I was actually surprised by NBC's decision to essentially cancel The Jay Leno Show. After all, it didn't have to bring in many viewers to make a profit, and the show appeared to be achieving that less than stellar goal. What I hadn't counted on was the dissatisfaction of the affiliates with the inability of The Jay Leno Show to bring in viewers to the 10 o'clock local news. Even The Tonight Show has experienced a decline in viewers that might be partially attributable to the poor lead in. In other words, Law & Order brought more viewers to the local news than Jay Leno does.
So what does NBC do? They screw it up, just as they have the last two times The Tonight Show changed hosts. Fearful that Leno will jump ship to another competitor, the powers-that-be decided that Leno will take the post local news slot (10:30 central time) and The Tonight Show, hosted by Conan O'Brien, will start at 11. Jimmy Fallon's show will start at midnight.
Guess what? O'Brien hates the idea. He has no intention of taking a back seat to Leno. NBC clearly cannot keep both. And the late night shows have been abuzz with jokes and snippy comments about the entire situation.

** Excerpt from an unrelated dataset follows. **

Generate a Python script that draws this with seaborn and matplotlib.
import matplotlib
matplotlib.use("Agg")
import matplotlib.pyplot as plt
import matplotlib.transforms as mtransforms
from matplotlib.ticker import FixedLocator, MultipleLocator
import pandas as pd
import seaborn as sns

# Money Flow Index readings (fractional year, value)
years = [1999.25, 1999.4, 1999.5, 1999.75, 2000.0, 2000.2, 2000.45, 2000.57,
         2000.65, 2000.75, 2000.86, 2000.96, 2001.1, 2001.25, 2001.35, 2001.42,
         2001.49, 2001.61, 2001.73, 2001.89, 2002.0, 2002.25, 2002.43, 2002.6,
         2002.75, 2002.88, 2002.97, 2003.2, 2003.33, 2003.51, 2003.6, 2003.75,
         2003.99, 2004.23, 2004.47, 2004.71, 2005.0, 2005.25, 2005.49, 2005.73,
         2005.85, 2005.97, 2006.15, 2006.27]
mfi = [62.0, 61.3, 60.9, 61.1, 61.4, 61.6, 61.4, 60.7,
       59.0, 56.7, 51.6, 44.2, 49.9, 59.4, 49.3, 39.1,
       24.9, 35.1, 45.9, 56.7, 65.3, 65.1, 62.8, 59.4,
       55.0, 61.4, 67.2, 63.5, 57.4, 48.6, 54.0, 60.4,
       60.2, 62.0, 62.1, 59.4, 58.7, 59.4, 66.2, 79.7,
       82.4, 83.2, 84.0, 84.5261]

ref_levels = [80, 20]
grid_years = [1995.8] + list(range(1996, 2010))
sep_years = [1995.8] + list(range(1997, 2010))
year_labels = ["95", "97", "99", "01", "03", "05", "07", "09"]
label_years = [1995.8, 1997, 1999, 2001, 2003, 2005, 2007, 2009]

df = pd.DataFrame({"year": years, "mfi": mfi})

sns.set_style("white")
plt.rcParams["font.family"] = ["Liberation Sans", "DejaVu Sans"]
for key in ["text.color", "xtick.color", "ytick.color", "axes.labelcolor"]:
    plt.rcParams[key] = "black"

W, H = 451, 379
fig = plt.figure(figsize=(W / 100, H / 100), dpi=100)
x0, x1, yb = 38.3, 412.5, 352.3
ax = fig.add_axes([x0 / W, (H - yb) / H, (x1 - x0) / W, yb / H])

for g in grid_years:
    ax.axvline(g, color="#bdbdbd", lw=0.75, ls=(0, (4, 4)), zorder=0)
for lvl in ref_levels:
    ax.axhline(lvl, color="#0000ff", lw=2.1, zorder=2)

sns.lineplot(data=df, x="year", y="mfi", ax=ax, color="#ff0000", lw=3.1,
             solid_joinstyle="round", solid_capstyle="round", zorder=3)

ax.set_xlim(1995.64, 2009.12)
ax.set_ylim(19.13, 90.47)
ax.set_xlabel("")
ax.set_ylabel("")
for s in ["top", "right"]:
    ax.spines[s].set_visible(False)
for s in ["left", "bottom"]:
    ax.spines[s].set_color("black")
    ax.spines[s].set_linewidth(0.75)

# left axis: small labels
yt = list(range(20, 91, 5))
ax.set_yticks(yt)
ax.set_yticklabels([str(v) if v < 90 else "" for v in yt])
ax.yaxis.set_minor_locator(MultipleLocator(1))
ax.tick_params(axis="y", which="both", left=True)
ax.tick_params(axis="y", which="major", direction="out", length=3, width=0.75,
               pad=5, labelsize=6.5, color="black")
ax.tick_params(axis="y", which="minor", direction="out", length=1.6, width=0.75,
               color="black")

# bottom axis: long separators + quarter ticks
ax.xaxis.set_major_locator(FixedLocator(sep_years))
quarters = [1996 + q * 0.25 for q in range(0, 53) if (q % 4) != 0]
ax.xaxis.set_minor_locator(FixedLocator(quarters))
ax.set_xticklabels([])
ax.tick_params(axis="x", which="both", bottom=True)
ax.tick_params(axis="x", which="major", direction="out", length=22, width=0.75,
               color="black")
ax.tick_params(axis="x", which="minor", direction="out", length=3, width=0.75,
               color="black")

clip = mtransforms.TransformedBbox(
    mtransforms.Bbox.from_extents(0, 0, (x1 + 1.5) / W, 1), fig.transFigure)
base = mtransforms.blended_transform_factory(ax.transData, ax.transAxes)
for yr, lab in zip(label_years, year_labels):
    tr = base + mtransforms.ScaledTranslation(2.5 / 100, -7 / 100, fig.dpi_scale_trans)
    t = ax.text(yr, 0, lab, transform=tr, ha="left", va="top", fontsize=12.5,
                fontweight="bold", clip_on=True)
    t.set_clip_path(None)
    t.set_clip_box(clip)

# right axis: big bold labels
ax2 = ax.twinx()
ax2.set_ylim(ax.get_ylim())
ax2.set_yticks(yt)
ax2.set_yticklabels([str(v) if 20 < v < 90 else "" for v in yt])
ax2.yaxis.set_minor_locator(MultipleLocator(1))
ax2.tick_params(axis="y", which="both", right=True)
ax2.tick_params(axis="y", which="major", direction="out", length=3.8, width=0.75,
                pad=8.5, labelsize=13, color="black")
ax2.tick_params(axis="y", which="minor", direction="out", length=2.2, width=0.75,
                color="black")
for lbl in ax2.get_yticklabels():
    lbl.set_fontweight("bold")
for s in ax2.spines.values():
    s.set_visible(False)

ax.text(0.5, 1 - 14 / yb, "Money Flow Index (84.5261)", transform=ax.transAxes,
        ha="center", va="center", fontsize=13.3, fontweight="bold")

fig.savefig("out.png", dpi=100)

But of more interest to me, and more fitting to the theme of this blog, is that extra hour each week day that will soon be left free. My first thought, when I heard, was to wonder if NBC was sorry it had cancelled Southland before its second season, which NBC had already ordered. Fortunately for the show and its fans, TNT decided to pick it up. I've since heard that the Law & Orders (original, SVU, and Criminal Intent) will be airing at the 9:00 hour originally taken by Jay Leno. as will a reality show or two and an episode of Dateline. NBC has time, however, as nothing will really change until after the Olympics in February. Perhaps something will fall into their laps.